> **REQUIRED TASK**:
Pull every line holding the string "this" from the records below.

> **SUPPLIED DATA**:
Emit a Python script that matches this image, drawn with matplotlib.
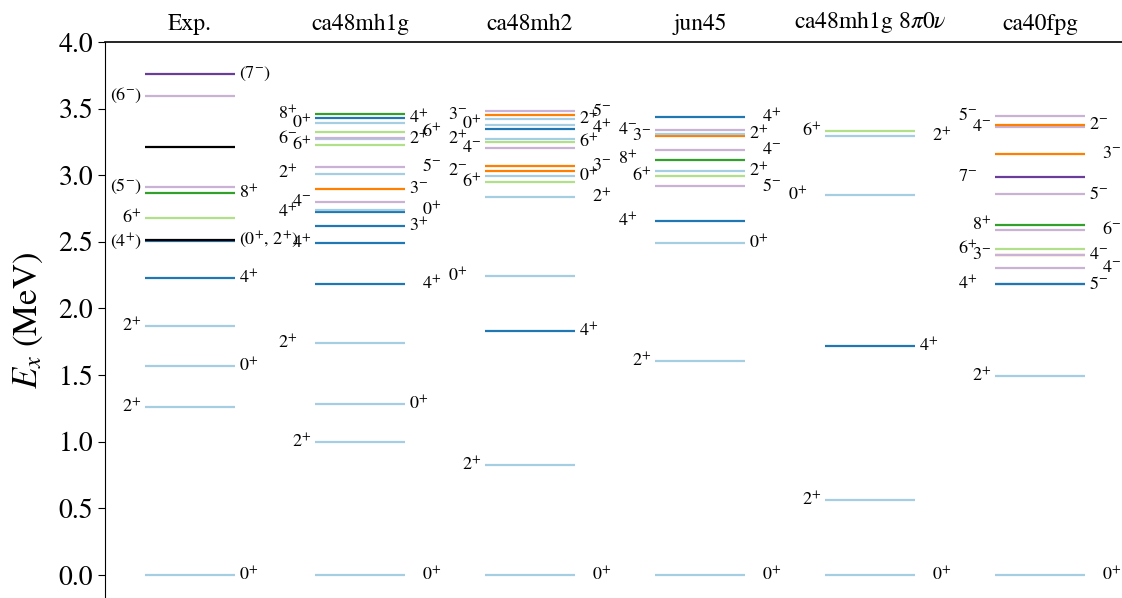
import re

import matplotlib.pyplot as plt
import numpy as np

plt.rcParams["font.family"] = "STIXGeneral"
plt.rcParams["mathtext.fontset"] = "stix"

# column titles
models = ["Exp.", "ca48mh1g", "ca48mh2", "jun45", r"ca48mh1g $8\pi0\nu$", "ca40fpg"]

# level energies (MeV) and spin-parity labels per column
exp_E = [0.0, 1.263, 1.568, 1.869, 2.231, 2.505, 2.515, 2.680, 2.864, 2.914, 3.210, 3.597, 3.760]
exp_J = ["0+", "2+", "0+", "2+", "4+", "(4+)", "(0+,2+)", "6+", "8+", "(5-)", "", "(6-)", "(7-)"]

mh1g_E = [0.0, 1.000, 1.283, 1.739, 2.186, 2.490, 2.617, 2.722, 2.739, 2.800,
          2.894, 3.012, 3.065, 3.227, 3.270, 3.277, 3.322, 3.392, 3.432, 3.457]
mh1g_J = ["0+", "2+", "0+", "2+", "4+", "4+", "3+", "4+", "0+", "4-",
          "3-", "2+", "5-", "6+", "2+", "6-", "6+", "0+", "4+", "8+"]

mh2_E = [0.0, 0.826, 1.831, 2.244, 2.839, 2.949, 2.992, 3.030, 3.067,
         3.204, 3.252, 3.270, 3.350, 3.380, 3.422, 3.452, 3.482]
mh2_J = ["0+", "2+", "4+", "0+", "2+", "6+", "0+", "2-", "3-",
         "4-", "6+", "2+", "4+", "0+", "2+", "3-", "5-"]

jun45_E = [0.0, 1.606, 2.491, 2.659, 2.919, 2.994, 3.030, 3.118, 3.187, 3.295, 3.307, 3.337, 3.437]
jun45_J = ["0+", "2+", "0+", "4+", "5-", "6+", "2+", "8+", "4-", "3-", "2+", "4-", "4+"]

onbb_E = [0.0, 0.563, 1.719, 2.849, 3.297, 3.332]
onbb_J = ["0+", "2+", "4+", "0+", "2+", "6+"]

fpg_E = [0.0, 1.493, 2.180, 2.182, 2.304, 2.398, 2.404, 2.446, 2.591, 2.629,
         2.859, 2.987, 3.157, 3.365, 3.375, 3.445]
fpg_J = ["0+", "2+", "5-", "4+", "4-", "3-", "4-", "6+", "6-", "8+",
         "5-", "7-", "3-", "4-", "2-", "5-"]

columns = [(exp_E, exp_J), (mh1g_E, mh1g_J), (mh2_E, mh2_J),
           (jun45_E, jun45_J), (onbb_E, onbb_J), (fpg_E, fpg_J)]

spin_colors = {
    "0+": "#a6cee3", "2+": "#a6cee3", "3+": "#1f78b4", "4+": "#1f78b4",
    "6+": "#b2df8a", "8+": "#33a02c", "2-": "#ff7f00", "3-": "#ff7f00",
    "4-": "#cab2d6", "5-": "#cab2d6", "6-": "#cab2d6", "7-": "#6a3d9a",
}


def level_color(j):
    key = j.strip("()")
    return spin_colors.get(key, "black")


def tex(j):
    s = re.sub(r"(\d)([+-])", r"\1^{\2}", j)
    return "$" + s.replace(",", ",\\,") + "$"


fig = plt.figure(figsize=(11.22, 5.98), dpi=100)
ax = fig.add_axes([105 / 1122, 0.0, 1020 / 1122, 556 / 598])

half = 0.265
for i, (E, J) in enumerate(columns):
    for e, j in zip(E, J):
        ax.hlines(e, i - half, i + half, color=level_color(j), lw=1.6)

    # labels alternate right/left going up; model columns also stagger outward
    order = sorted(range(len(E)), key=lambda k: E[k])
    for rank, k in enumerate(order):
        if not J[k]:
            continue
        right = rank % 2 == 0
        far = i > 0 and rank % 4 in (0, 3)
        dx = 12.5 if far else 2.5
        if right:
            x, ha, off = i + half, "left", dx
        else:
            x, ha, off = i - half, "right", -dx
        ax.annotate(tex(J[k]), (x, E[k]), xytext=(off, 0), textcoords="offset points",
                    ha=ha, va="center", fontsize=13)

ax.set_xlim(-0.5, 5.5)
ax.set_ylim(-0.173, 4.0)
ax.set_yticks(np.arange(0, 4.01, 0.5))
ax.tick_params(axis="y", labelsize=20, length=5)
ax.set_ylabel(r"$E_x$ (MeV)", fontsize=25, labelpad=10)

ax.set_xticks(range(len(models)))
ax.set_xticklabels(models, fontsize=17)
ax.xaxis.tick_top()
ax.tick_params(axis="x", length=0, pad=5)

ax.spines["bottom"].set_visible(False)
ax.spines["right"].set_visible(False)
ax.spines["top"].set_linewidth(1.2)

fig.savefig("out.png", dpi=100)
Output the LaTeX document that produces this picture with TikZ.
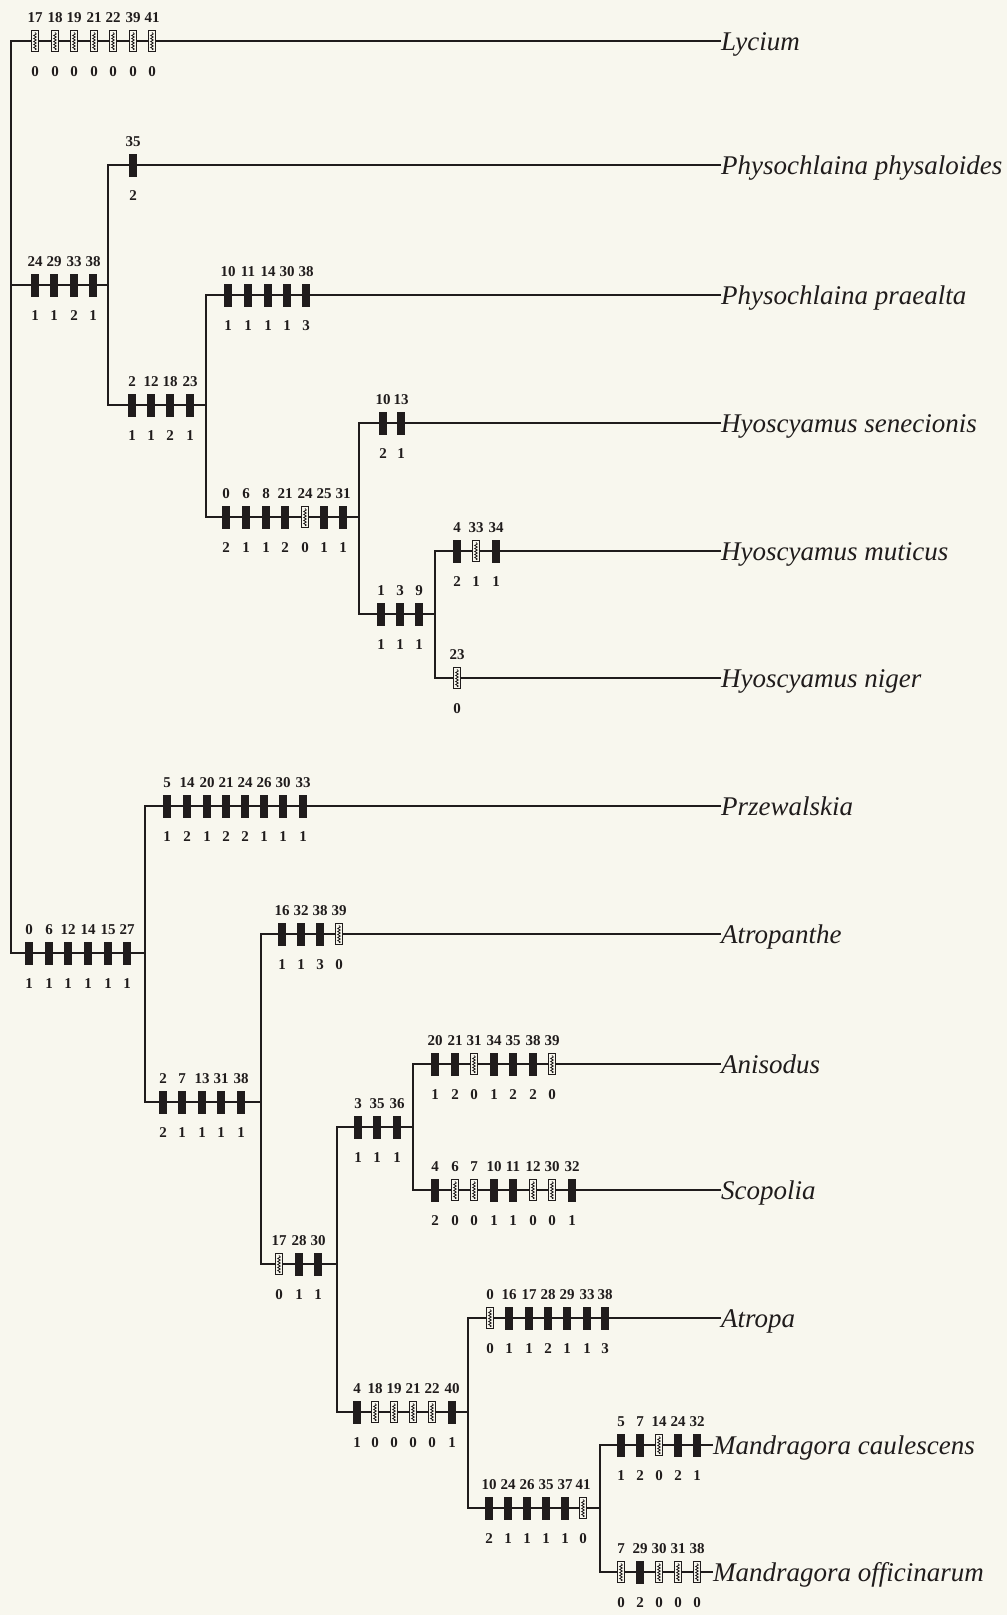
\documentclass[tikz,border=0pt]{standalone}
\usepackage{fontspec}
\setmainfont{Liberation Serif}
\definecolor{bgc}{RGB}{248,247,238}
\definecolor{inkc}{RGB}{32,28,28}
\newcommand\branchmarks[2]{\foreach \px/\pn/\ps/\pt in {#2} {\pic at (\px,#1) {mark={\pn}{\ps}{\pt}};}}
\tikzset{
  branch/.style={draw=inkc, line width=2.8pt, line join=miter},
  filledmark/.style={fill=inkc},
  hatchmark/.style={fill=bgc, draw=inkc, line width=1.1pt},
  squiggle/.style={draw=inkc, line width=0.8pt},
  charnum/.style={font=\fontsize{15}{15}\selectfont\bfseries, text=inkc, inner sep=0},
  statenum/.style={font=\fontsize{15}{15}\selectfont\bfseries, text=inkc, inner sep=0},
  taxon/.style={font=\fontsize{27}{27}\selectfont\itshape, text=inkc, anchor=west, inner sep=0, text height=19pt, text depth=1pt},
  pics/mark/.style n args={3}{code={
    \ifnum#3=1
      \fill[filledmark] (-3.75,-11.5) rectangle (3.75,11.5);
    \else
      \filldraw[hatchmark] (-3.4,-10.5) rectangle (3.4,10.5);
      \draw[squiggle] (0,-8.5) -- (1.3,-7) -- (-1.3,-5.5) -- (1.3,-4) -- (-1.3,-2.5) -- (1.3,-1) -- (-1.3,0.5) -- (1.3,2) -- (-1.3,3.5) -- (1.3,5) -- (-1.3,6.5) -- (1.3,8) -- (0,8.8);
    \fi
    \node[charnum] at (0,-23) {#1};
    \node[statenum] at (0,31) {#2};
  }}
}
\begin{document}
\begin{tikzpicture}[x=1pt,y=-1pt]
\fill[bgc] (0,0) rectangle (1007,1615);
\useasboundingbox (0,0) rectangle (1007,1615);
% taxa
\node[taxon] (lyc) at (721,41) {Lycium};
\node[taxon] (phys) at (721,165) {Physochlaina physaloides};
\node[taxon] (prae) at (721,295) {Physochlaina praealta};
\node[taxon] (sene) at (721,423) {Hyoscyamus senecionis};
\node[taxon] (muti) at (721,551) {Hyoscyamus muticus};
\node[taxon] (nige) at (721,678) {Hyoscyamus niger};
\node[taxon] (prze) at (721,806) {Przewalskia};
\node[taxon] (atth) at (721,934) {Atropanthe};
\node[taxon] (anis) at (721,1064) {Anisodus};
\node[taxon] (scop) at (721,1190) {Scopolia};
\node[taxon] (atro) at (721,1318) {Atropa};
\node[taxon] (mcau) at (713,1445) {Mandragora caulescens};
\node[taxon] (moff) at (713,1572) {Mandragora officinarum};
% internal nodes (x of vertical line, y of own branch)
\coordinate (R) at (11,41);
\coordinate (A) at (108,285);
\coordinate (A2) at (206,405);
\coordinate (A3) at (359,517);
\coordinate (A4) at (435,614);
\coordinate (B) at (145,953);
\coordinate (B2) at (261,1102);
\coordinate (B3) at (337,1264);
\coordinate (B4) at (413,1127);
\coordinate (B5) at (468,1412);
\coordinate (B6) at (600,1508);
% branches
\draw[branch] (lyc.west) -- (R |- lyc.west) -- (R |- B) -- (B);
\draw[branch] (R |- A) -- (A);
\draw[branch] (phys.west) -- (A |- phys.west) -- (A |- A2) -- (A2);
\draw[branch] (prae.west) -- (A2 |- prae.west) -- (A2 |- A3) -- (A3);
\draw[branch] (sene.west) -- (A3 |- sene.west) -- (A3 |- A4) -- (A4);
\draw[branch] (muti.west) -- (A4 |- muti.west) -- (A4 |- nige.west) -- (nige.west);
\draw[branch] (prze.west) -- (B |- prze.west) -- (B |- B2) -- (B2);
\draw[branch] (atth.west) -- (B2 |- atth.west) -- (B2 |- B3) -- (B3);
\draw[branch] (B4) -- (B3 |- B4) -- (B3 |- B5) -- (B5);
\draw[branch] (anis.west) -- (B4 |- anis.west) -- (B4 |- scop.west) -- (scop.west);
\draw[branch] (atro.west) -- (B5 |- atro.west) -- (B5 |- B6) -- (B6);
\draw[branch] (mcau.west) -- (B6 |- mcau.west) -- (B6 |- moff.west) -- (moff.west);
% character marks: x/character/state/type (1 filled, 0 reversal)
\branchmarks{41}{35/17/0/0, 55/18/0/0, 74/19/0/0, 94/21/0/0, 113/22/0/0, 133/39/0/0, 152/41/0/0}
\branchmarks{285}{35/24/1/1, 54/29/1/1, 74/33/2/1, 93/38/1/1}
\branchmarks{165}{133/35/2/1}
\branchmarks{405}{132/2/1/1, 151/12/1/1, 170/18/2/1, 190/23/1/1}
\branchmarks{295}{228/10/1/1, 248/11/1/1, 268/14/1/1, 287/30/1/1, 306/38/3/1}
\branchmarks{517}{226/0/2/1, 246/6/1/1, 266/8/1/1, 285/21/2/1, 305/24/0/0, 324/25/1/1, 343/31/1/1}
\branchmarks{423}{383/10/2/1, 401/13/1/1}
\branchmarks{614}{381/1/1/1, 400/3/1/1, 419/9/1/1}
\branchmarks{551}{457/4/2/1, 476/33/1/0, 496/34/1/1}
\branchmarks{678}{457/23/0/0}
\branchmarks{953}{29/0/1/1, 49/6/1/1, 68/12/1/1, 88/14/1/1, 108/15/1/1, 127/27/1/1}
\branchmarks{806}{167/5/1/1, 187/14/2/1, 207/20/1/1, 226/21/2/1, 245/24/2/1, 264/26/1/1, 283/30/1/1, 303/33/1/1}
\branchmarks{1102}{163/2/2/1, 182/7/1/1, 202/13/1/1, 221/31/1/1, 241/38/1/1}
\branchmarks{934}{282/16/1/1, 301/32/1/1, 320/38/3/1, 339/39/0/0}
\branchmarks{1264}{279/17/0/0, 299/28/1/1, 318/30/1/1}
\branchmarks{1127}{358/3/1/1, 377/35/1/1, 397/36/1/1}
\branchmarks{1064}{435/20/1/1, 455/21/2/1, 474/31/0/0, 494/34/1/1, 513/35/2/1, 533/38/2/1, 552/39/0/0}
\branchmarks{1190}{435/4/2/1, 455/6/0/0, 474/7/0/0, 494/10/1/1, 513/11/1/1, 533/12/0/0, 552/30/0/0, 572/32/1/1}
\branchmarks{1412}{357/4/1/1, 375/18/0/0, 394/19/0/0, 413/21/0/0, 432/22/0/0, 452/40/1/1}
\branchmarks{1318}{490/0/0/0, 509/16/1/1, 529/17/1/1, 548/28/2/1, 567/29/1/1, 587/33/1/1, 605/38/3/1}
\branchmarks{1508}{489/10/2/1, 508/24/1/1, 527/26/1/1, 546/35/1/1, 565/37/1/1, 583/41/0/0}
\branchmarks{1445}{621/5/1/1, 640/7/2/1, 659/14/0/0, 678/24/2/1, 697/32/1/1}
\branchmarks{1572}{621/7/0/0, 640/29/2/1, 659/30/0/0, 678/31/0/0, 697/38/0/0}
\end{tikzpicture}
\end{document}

> **THE COMPLETED TASK**:
Emit a Python script that matches this image, drawn with matplotlib.
Output the LaTeX document that produces this picture with TikZ.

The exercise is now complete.